Subsequent decisions illustrate both the breadth and the limits of Acuity. In Cornice & Rose International, LLC v Acuity, the Seventh Circuit Court of Appeals applied Acuity’s reasoning to conclude that an architect’s CGL insurer owed a defence where negligent design allegedly resulted in physical property damage, signalling that Acuity may extend beyond contractors to design professionals. By contrast, the Illinois Appellate Court decision in Allied Design Consultants, Inc. v Pekin Insurance Co. underscores that expanded coverage is not unlimited. Where a CGL policy contains an enforceable professional services exclusion, architects and engineers may still have no insurance coverage, reinforcing the need for design professionals to obtain professional liability insurance. Together, these decisions indicate that insurance policy language – not the threshold question of whether defective construction can constitute an occurrence – will now drive risk allocation decisions for construction projects.

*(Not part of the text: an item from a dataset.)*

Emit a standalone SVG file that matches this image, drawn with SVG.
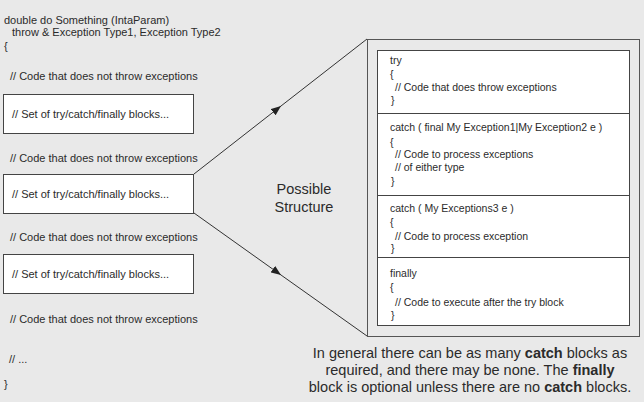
<svg xmlns="http://www.w3.org/2000/svg" width="644" height="402" viewBox="0 0 644 402">
<style>
  text { font-family: "Liberation Sans", Arial, sans-serif; fill: #2b2b2b; }
  .code { font-size: 11px; }
  .rc { font-size: 10.5px; }
  .big { font-size: 14.5px; }
  .note { font-size: 14.5px; }
  .box { fill: #ffffff; stroke: #444444; stroke-width: 1; }
  .outer { fill: none; stroke: #555555; stroke-width: 1; }
  .div { stroke: #444444; stroke-width: 1; }
  .conn { fill: none; stroke: #333333; stroke-width: 1; marker-mid: url(#arrow); }
</style>
<defs>
  <marker id="arrow" viewBox="0 0 10 8" refX="10" refY="4" markerWidth="10" markerHeight="8" markerUnits="userSpaceOnUse" orient="auto">
    <path d="M0,0 L10,4 L0,8 Z" fill="#222222"/>
  </marker>
</defs>
<rect x="0" y="0" width="644" height="402" fill="#e9e9e9"/>

<g id="method-code">
  <text class="code" x="4" y="24">double do Something (IntaParam)</text>
  <text class="code" x="12" y="36">throw &amp; Exception Type1, Exception Type2</text>
  <text class="code" x="4" y="50">{</text>
  <text class="code" x="10" y="80">// Code that does not throw exceptions</text>
  <text class="code" x="10" y="162">// Code that does not throw exceptions</text>
  <text class="code" x="10" y="241">// Code that does not throw exceptions</text>
  <text class="code" x="10" y="323">// Code that does not throw exceptions</text>
  <text class="code" x="9" y="363">// ...</text>
  <text class="code" x="4" y="388">}</text>
</g>

<g id="block1">
  <rect class="box" x="3.5" y="94.5" width="190" height="39"/>
  <text class="code" x="12" y="118">// Set of try/catch/finally blocks...</text>
</g>
<g id="block2">
  <rect class="box" x="3.5" y="174.5" width="190" height="39"/>
  <text class="code" x="12" y="198">// Set of try/catch/finally blocks...</text>
</g>
<g id="block3">
  <rect class="box" x="3.5" y="254.5" width="190" height="39"/>
  <text class="code" x="12" y="278">// Set of try/catch/finally blocks...</text>
</g>

<g id="connectors">
  <polyline class="conn" points="194,174 281,106 367,39"/>
  <polyline class="conn" points="194,213 281,275 367,336"/>
</g>

<g id="possible-structure">
  <text class="big" x="304" y="194" text-anchor="middle">Possible</text>
  <text class="big" x="304" y="212" text-anchor="middle">Structure</text>
</g>

<g id="structure">
  <rect class="outer" x="367.5" y="39.5" width="272" height="297"/>
  <rect class="box" x="377.5" y="50.5" width="252" height="275"/>
  <line class="div" x1="377.5" y1="113.5" x2="629.5" y2="113.5"/>
  <line class="div" x1="377.5" y1="195.5" x2="629.5" y2="195.5"/>
  <line class="div" x1="377.5" y1="257.5" x2="629.5" y2="257.5"/>
</g>

<g id="try-block">
  <text class="rc" x="390" y="64">try</text>
  <text class="rc" x="390" y="78">{</text>
  <text class="rc" x="395" y="91">// Code that does throw exceptions</text>
  <text class="rc" x="391" y="104">}</text>
</g>
<g id="catch-block-1">
  <text class="rc" x="390" y="131">catch ( final My Exception1|My Exception2 e )</text>
  <text class="rc" x="390" y="146">{</text>
  <text class="rc" x="395" y="158">// Code to process exceptions</text>
  <text class="rc" x="395" y="171">// of either type</text>
  <text class="rc" x="391" y="185">}</text>
</g>
<g id="catch-block-2">
  <text class="rc" x="390" y="212">catch ( My Exceptions3 e )</text>
  <text class="rc" x="390" y="226">{</text>
  <text class="rc" x="395" y="240">// Code to process exception</text>
  <text class="rc" x="391" y="252">}</text>
</g>
<g id="finally-block">
  <text class="rc" x="390" y="277">finally</text>
  <text class="rc" x="390" y="291">{</text>
  <text class="rc" x="395" y="306">// Code to execute after the try block</text>
  <text class="rc" x="391" y="319">}</text>
</g>

<g id="note">
  <text class="note" x="470" y="358" text-anchor="middle">In general there can be as many <tspan font-weight="bold">catch</tspan> blocks as</text>
  <text class="note" x="470" y="375" text-anchor="middle">required, and there may be none. The <tspan font-weight="bold">finally</tspan></text>
  <text class="note" x="470" y="392" text-anchor="middle">block is optional unless there are no <tspan font-weight="bold">catch</tspan> blocks.</text>
</g>
</svg>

Recent data centre legislation

Citing the demands on energy and water consumption, Illinois is at the forefront of a growing national trend to “pump the brakes” on the unprecedented boom in the construction of new data centres required to keep pace with the prolific increase in the use of artificial intelligence. On 2 June 2026, Governor JB Pritzker announced the suspension of tax incentives for data centre projects and called upon the Illinois legislature to pass comprehensive reforms requiring data centres to pay for the costs of their energy and water demand, support the generation of new renewable energy, as well as track and report water use, adhere to air quality standards and to enter into cooperative agreements with the communities that host them.